In September 1934, Wilfred Hedges, her musician husband of more than 40 years, died aged 73. They were childless. The obituary for Wilfred spoke of his "lovableness and unfailing courtesy", and his kindness and patience as a teacher. Heading the list of floral tributes was "A last red rose to Wilfred from Lizzie".

Restored by sea air!

In October 1936, she resigned from the Burnley Women's Liberal Association, who presented her with a wallet of banknotes to mark her long service (Lizzie pictured centre right receiving her gift), went on the inactive list as a magistrate and, for health reasons, went to live with her brother Ernest, proprietor of Stile House Hotel, Lyme Regis ("On High Ground, Overlooking Sea, Comfortable Rooms, Excellent Cuisine, Pleasant Gardens, Electric Light."). Lyme Regis must have done the trick, one way or another, as by Spring 1937 she was back in Burnley, active again in the Women's Liberal Association and back on the Magistrates bench, from which she only finally retired in 1941.

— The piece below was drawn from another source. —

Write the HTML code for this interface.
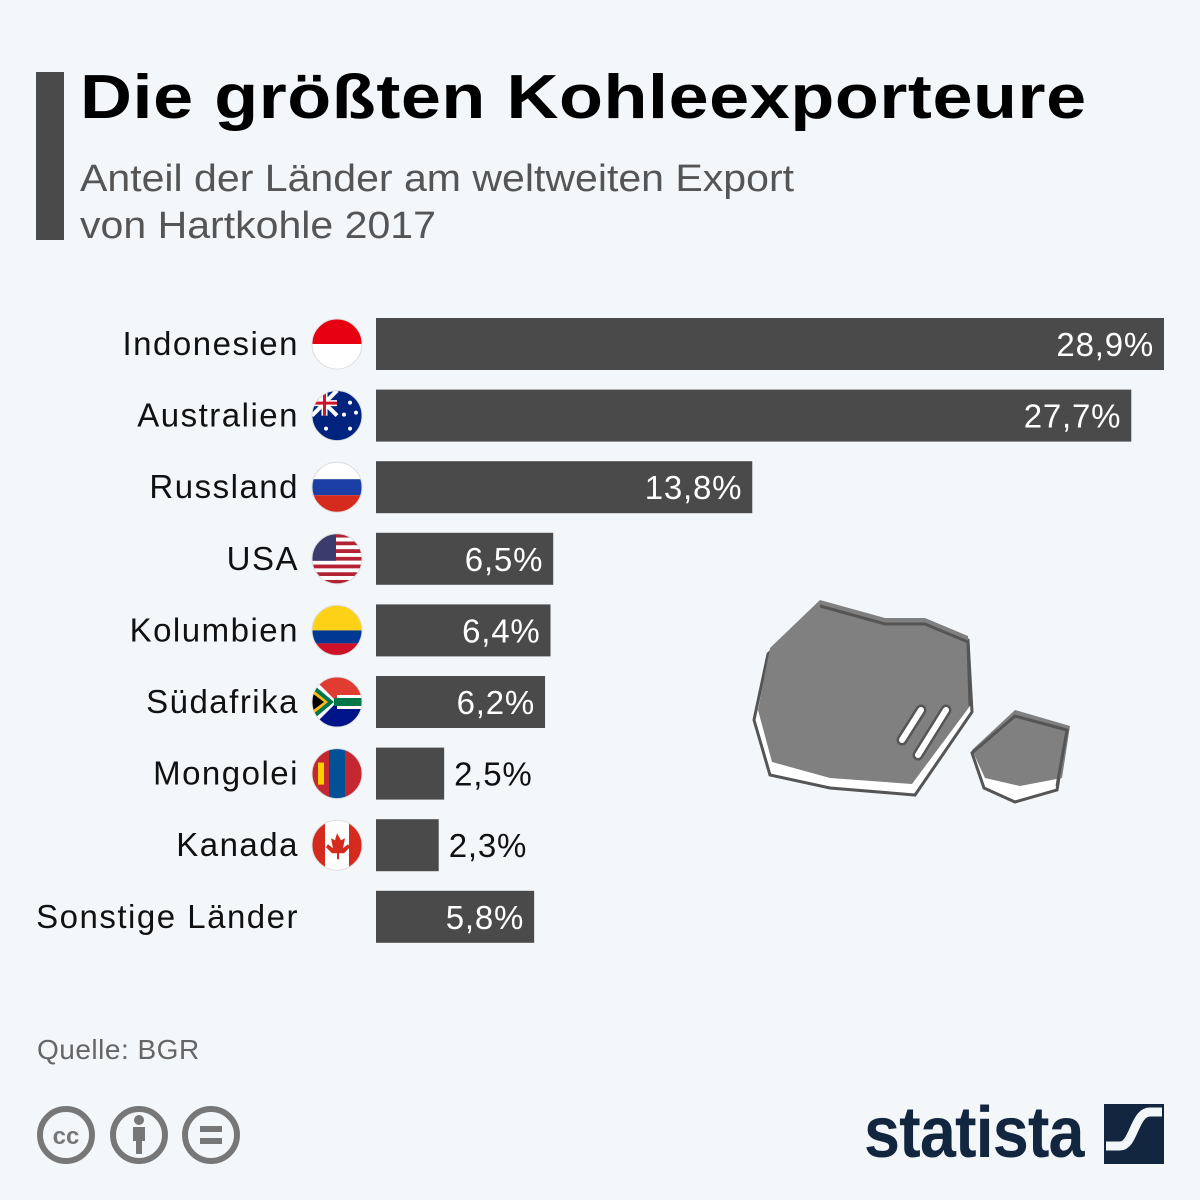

A significant life draws to its close

Appropriately for one who had done so much for the public good, she spent her last years living in one of the three Arnold Homes for the aged on Glen View Road, whose founder William Arnold, had also been connected to Fulledge Methodists. (Click the link to go to our page giving more information on the Arnold Homes).

At the beginning of April, 1942, she was again knocked down by a car, in St. James's St. This time she did not recover and died in hospital on August 1st, 1942, aged 81. Her funeral at her spiritual home, Fulledge Methodists, where Wilfred was organist and choirmaster for so many years, was attended by representatives of all the many public bodies and associations she had been involved with.

She shares her grave in Burnley Cemetery with Wilfred, her parents, their three children who died as babies, her tragic brother John, and other members of the extended family.